30 de março de 2013

SÃO PAULO É UM MUNDO - José Carlos Ruy

Domingos sem Deus, o romance de Luiz Ruffato que encerra a série Inferno Provisório, é um retrato em corpo e alma da classe operária. Foi o vencedor, este ano, do prêmio Casa de Las Americas na categoria Literatura Brasileira.

Luiz Ruffato 

São Paulo é um mundo - foi o comentário de aprovação que Luiz Augusto (o Guto) ouviu do pai, Raul Salgado, quando anunciou, terminado o serviço militar, a decisão de abandonar sua Cataguases natal e tentar novos horizontes na cidade grande.

Por quantos milhões de gutos é formado esse mundo? São inumeráveis, nascidos fora da cidade grande, ou filhos desses que deixaram suas cataguazes pelo Brasil afora indo para São Paulo, Rio de Janeiro e outras magnéticas capitais, para mudar de vida.

Mudaram de vida, nem sempre como sonharam. Mudaram o país também. 


Com seu trabalho, construíram metrôs, prédios de apartamentos, conjuntos habitacionais, fabricaram coisas úteis como comidas, fogões, geladeiras, carros, roupas... Levaram essas coisas úteis de lá para cá, dirigindo caminhões, caminhonetes, trens. Venderam coisas úteis nas lojas, supermercados, ou zanzando por aí como representantes comerciais. 

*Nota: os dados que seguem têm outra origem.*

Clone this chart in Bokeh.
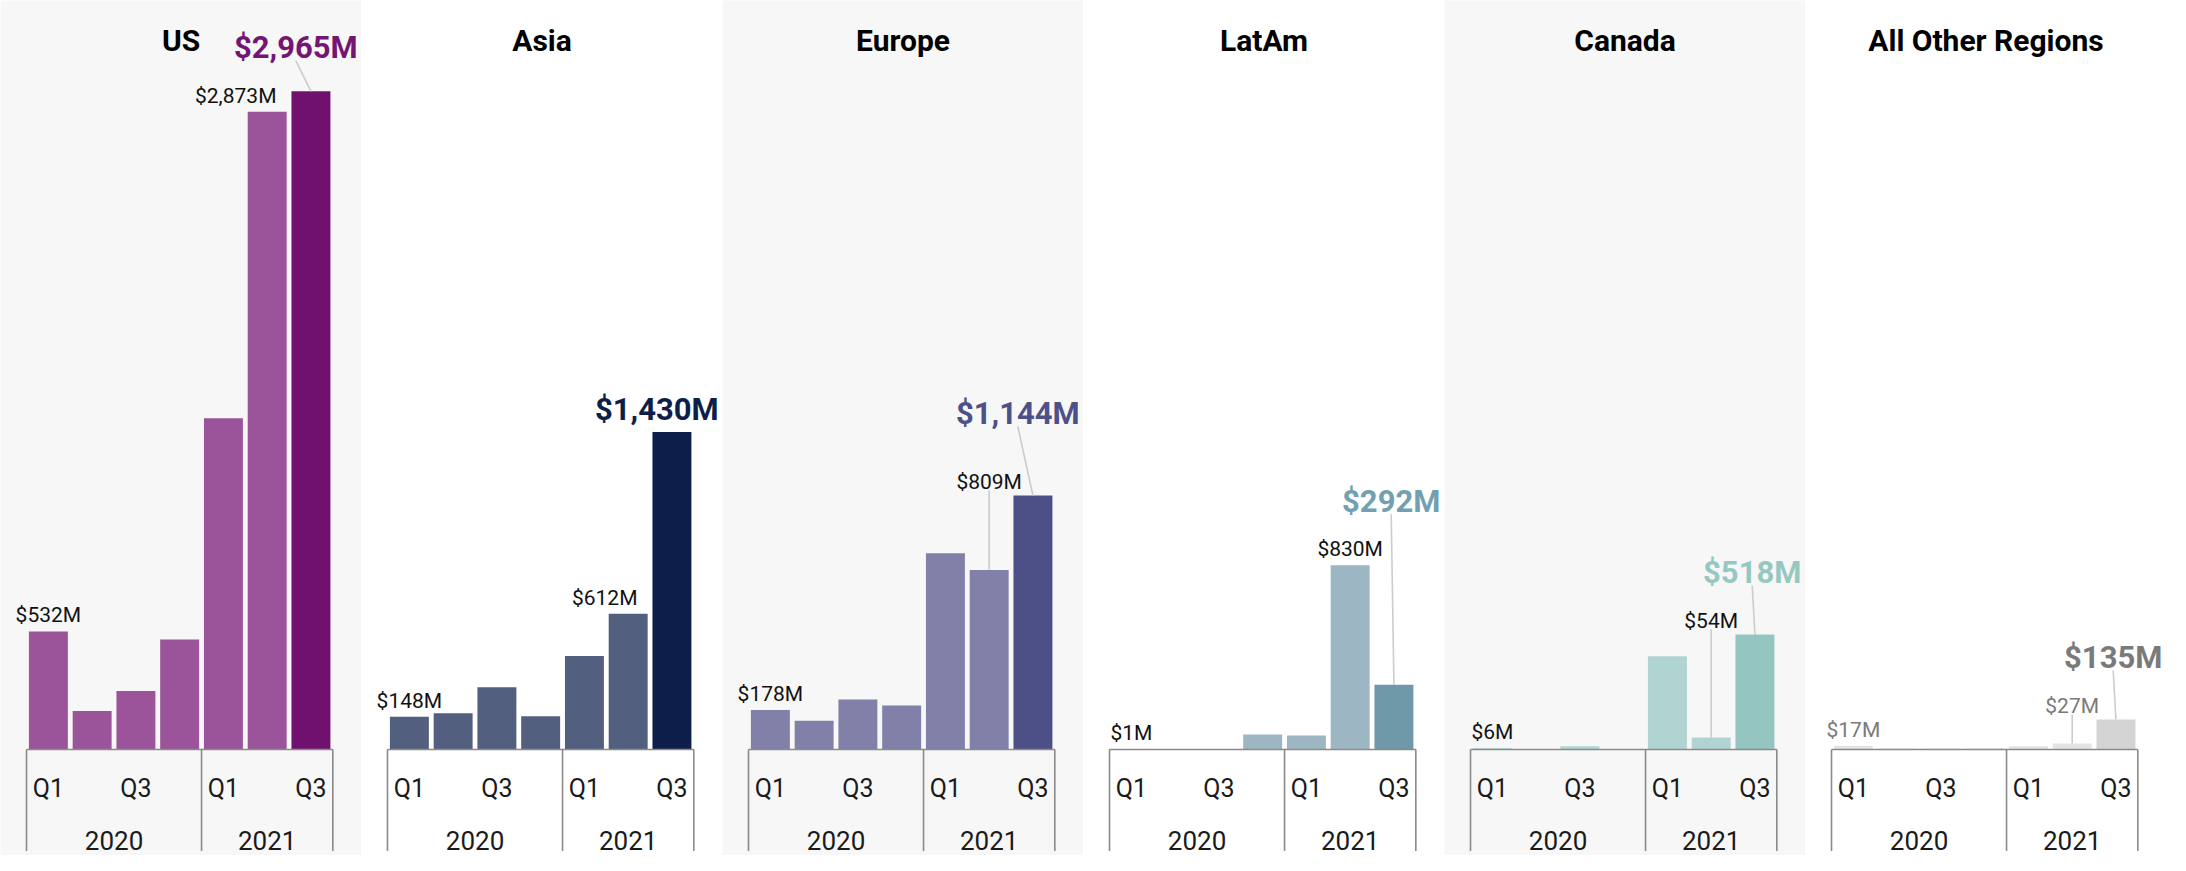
from bokeh.plotting import figure
from bokeh.layouts import row
from bokeh.models import Range1d
from bokeh.core.properties import value
from bokeh.embed import file_html
from bokeh.resources import INLINE

# ---------------- data ----------------
regions = ["US", "Asia", "Europe", "LatAm", "Canada", "All Other Regions"]
quarters = ["Q1", "Q2", "Q3", "Q4", "Q1", "Q2", "Q3"]
years = ["2020", "2021"]
quarters_per_year = [4, 3]
shown_quarter_ticks = ["Q1", "Q3"]

us = [532, 173, 263, 496, 1492, 2873, 2965]
asia = [148, 163, 280, 150, 421, 612, 1430]
europe = [178, 130, 225, 198, 884, 809, 1144]
latam = [1, 0, 0, 68, 63, 830, 292]
canada = [6, 0, 15, 0, 420, 54, 518]
others = [17, 4, 4, 4, 15, 27, 135]

series = [us, asia, europe, latam, canada, others]

# ---------------- styles ----------------
bar_colors = ["#9b5499", "#525f7e", "#8080a8", "#9db6c3", "#b0d4d1", "#e4e4e4"]
last_colors = ["#701170", "#0d1e4a", "#4d5086", "#6f98a8", "#94c5c0", "#d4d4d4"]
big_label_colors = ["#741574", "#0d1e4a", "#4d5187", "#72a0b0", "#96c8c2", "#7a7a7a"]
small_label_colors = ["#111111", "#111111", "#111111", "#111111", "#111111", "#7a7a7a"]
backgrounds = ["#f7f7f7", "#ffffff", "#f7f7f7", "#ffffff", "#f7f7f7", "#ffffff"]
second_label_mode = ["left", "left", "lift", "above", "lift", "lift"]
big_extra_lift = [0, 0, 20, 0, 0, 0]

FONT = value("Roboto")
W, H = 361, 855
SHIFT = 0
K = 0.222          # px per $M
BASE = 749 - SHIFT # px (from top) of value 0
SX = 43.76         # px per quarter
X_LEFT_PX = 26.0   # px of the left group edge (x=-0.5)
BAR_W = 0.89
LEADER = "#cccccc"
AXIS = "#8a8a8a"

x_start = -0.5 - X_LEFT_PX / SX
x_end = x_start + W / SX
y_start = -(H - BASE) / K
y_end = BASE / K


def px2x(px):
    return x_start + px / SX


def x2px(x):
    return (x - x_start) * SX


def px2y(py):
    return (BASE - py) / K


def y2px(y):
    return BASE - y * K


def text_w(s, size, bold=False):
    w = 0.0
    for ch in s:
        if ch.isdigit() or ch == "$":
            w += 0.5615
        elif ch == ",":
            w += 0.24 if bold else 0.196
        elif ch == "M":
            w += 0.87
        else:
            w += 0.55
    return w * size


def fmt(v):
    return f"${v:,}M"


# group boundaries on the categorical positions
bounds = [-0.5]
for n in quarters_per_year:
    bounds.append(bounds[-1] + n)
year_mids = [(bounds[i] + bounds[i + 1]) / 2 for i in range(len(years))]

SMALL = 21
figs = []
for r, name in enumerate(regions):
    vals = series[r]
    n = len(vals)
    xs = list(range(n))
    p = figure(width=W, height=H, x_range=Range1d(x_start, x_end),
               y_range=Range1d(y_start, y_end), output_backend="svg",
               toolbar_location=None, tools="", min_border=0,
               x_axis_location=None, y_axis_location=None,
               background_fill_color=backgrounds[r],
               border_fill_color=backgrounds[r], outline_line_color=None)
    p.grid.grid_line_color = None

    colors = [bar_colors[r]] * (n - 1) + [last_colors[r]]
    p.vbar(x=xs, top=vals, width=BAR_W, color=colors, line_color=None)

    # ---- labels ----
    sm_x, sm_y, sm_t, sm_align = [], [], [], []
    lead_x0, lead_y0, lead_x1, lead_y1 = [], [], [], []

    # first bar
    base0 = y2px(vals[0]) - 16
    sm_x.append(0); sm_y.append(px2y(base0)); sm_t.append(fmt(vals[0])); sm_align.append("center")

    # second to last bar
    i6 = n - 2
    t6 = fmt(vals[i6])
    w6 = text_w(t6, SMALL)
    c6 = x2px(i6)
    mode = second_label_mode[r]
    if mode == "left":
        right = x2px(n - 1 - BAR_W / 2) - 15
        b6 = y2px(vals[i6]) - 16
        sm_x.append(px2x(right)); sm_align.append("right")
        box6 = (right - w6, right)
    elif mode == "lift":
        b6 = y2px(vals[n - 1]) - 14
        sm_x.append(i6); sm_align.append("center")
        box6 = (c6 - w6 / 2, c6 + w6 / 2)
        lead_x0.append(i6); lead_y0.append(px2y(b6 + 9))
        lead_x1.append(i6); lead_y1.append(vals[i6])
    else:
        b6 = y2px(vals[i6]) - 16
        sm_x.append(i6); sm_align.append("center")
        box6 = (c6 - w6 / 2, c6 + w6 / 2)
    sm_y.append(px2y(b6)); sm_t.append(t6)

    for j in range(len(sm_t)):
        p.text(x=[sm_x[j]], y=[sm_y[j]], text=[sm_t[j]], text_font=FONT,
               text_font_size=f"{SMALL}px", text_align=sm_align[j],
               text_baseline="alphabetic", text_color=small_label_colors[r])

    # big label on last bar
    i7 = n - 1
    t7 = fmt(vals[i7])
    w7 = text_w(t7, 31, bold=True)
    c7 = min(x2px(i7), W - 5 - w7 / 2)
    top7 = y2px(vals[i7])
    b7 = top7 - 23
    if (c7 - w7 / 2) < box6[1] and (c7 + w7 / 2) > box6[0]:
        b7 = min(b7, b6 - 48)
    b7 -= big_extra_lift[r]
    if top7 - (b7 + 13) > 14:
        lead_x0.append(px2x(c7)); lead_y0.append(px2y(b7 + 13))
        lead_x1.append(i7); lead_y1.append(vals[i7])
    if lead_x0:
        p.segment(x0=lead_x0, y0=lead_y0, x1=lead_x1, y1=lead_y1,
                  line_color=LEADER, line_width=1.6)
    p.text(x=[px2x(c7)], y=[px2y(b7)], text=[t7], text_font=FONT,
           text_font_size="31px", text_font_style="bold", text_align="center",
           text_baseline="alphabetic", text_color=big_label_colors[r])

    # ---- grouped category axis ----
    p.segment(x0=[bounds[0]], y0=[0], x1=[bounds[-1]], y1=[0],
              line_color=AXIS, line_width=1.6)
    p.segment(x0=bounds, y0=[0] * len(bounds), x1=bounds,
              y1=[px2y(850.5 - SHIFT)] * len(bounds), line_color=AXIS, line_width=1.6)
    qx = [i for i, q in enumerate(quarters) if q in shown_quarter_ticks]
    p.text(x=qx, y=[px2y(793.7 - SHIFT - 0.22 * 25)] * len(qx),
           text=[quarters[i] for i in qx],
           text_font=FONT, text_font_size="25px", text_align="center",
           text_baseline="middle", text_color="#1a1a1a")
    p.text(x=year_mids, y=[px2y(845.3 - SHIFT - 0.22 * 26)] * len(years), text=years,
           text_font=FONT, text_font_size="26px", text_align="center",
           text_baseline="middle", text_color="#1a1a1a")

    # title
    p.text(x=[px2x(W / 2)], y=[px2y(40.3 - SHIFT)], text=[name], text_font=FONT,
           text_font_size="30px", text_font_style="bold", text_align="center",
           text_baseline="alphabetic", text_color="#000000")
    figs.append(p)

layout = row(*figs, spacing=0)
open("out.html", "w").write(file_html(layout, INLINE))
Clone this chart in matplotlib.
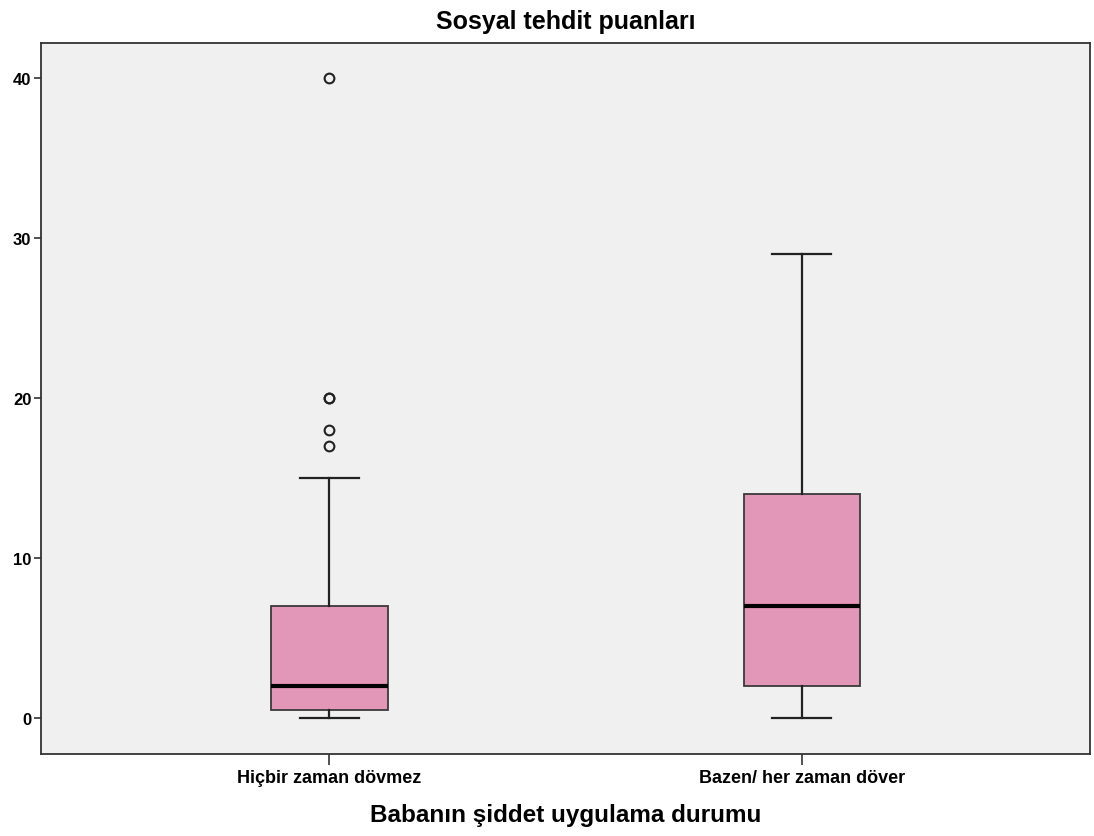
import matplotlib
matplotlib.use('Agg')
import matplotlib.pyplot as plt

# group labels and box statistics
categories = ['Hiçbir zaman dövmez', 'Bazen/ her zaman döver']
q1 = [0.5, 2]
median = [2, 7]
q3 = [7, 14]
whislo = [0, 0]
whishi = [15, 29]
outliers = [[17, 18, 20, 20, 40], []]
yticks = [0, 10, 20, 30, 40]

plt.rcParams['font.family'] = ['Liberation Sans', 'DejaVu Sans']

fig = plt.figure(figsize=(10.94, 8.37), dpi=100)
ax = fig.add_axes([0.0375, 0.098, 0.959, 0.8494])
ax.set_facecolor('#f0f0f0')

stats = []
for i in range(len(categories)):
    stats.append({'label': categories[i], 'q1': q1[i], 'med': median[i], 'q3': q3[i],
                  'whislo': whislo[i], 'whishi': whishi[i], 'fliers': outliers[i]})

ax.bxp(stats, positions=[1, 2], widths=0.247, capwidths=0.125, patch_artist=True,
       boxprops=dict(facecolor='#e397b8', edgecolor='#3a3a3a', linewidth=1.3),
       medianprops=dict(color='black', linewidth=3),
       whiskerprops=dict(color='#222222', linewidth=1.6),
       capprops=dict(color='#222222', linewidth=1.6),
       flierprops=dict(marker='o', markerfacecolor='none', markeredgecolor='#222222',
                       markersize=7, markeredgewidth=1.5))

ax.set_xlim(0.39, 2.61)
ax.set_ylim(-2.25, 42.19)
ax.set_yticks(yticks)
ax.set_yticklabels([str(t) for t in yticks], fontsize=12, fontweight='bold')
ax.set_xticks([1, 2])
ax.set_xticklabels(categories, fontsize=13, fontweight='bold')
ax.tick_params(axis='y', length=5, width=1.2, color='#333333', pad=2)
ax.tick_params(axis='x', length=8, width=1.2, color='#333333', pad=3)
for s in ax.spines.values():
    s.set_color('#333333')
    s.set_linewidth(1.3)

ax.set_title('Sosyal tehdit puanları', fontsize=18, fontweight='bold', pad=11)
ax.set_xlabel('Babanın şiddet uygulama durumu', fontsize=17.5, fontweight='bold', labelpad=12)

plt.savefig('out.png', dpi=100)
plt.close()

Ao deixar a roça e as pequenas cidades com perspectivas acanhadas, fortaleceram o contingente da classe operária - que, hoje, no início deste terceiro milênio, muitos apelidam de classe média ou classe C, desde que tenham renda regular num certo volume e carteira assinada. 

Brasileiros que, seduzidos pelo mundo que é São Paulo, incham os jardins miriam ou jussara, as lonjuras de Diadema ou São Miguel Paulista, que zanzam pelo Anhangabaú e pela Praça da Sé, apertam-se nos trens e ônibus. 


Humanizam a cidade que abrasileiraram, lutam por seus sonhos, dão murro em ponta de faca contra as adversidades, e embalam-se com os momentos felizes que viveram. Seu Valdomiro, que “desembrulha recordações perambulando pelas ruas estreitas de Diadema, onde pousou”, garante, no forró do Centro de Recreação do Idoso, no Jardim Inamar, que seu momento de maior felicidade na vida “foi o dia em tirei retrato para a formatura da quarta série” na, agora longínqua, Rodeiro, Minas Gerais.

Os personagens desse mundo que é São Paulo - como as cidades que atraem trabalhadores que, querendo mudar de vida, mudaram o país - povoam os livros de Luiz Ruffato. Seguem rumos que o próprio Ruffato caminhou. Filho do povo -o pai era pipoqueiro e a mãe lavadeira - veio de Cataguazes para São Paulo e foi jornalista de sucesso até 2003 quando se afastou das redações para contar, em tempo integral, as histórias dos waldomiros, cláudias, nilos, gutos, sandras mauras - os fios do bordado lancinante, heroico e esperançoso com os quais compõe a descrição dos trabalhadores - fio narrativo que Ruffato viveu na pele quando foi, antes de se tornar jornalista, ainda em Cataguazes, operário têxtil e balconista de loja. Fios narrativos seguidos, em nosso tempo, por escassos escritores que, avessos ao remoer dramas existencialista de dramas existenciais, dedicam-se a registrar os dramas concretos vividos pelo povo e pelos trabalhadores. São escritores ligados ao proletariado, como Roniwalter Jatobá (“Crônicas da vida operária”, “Sabor de Química” e “Paragens”), Antônio Torres (“Essa Terra”), Murilo Carvalho (“O rastro do jaguar”), Jeosafá Fernandez (“Era Uma Vez No Meu Bairro”), Marco Albertim (“Ingrid tinha alergia à lama do Capibaribe”)...

O time não é grande, mas significativo. Nele, o brilho de Domingos sem Deus (que encerra a série Inferno provisório) é fulgurante; é um retrato de corpo (e alma) da classe operária que, com justiça, foi agraciado, neste 2013, com o prêmio Casa de las Américas de Literatura Brasileira.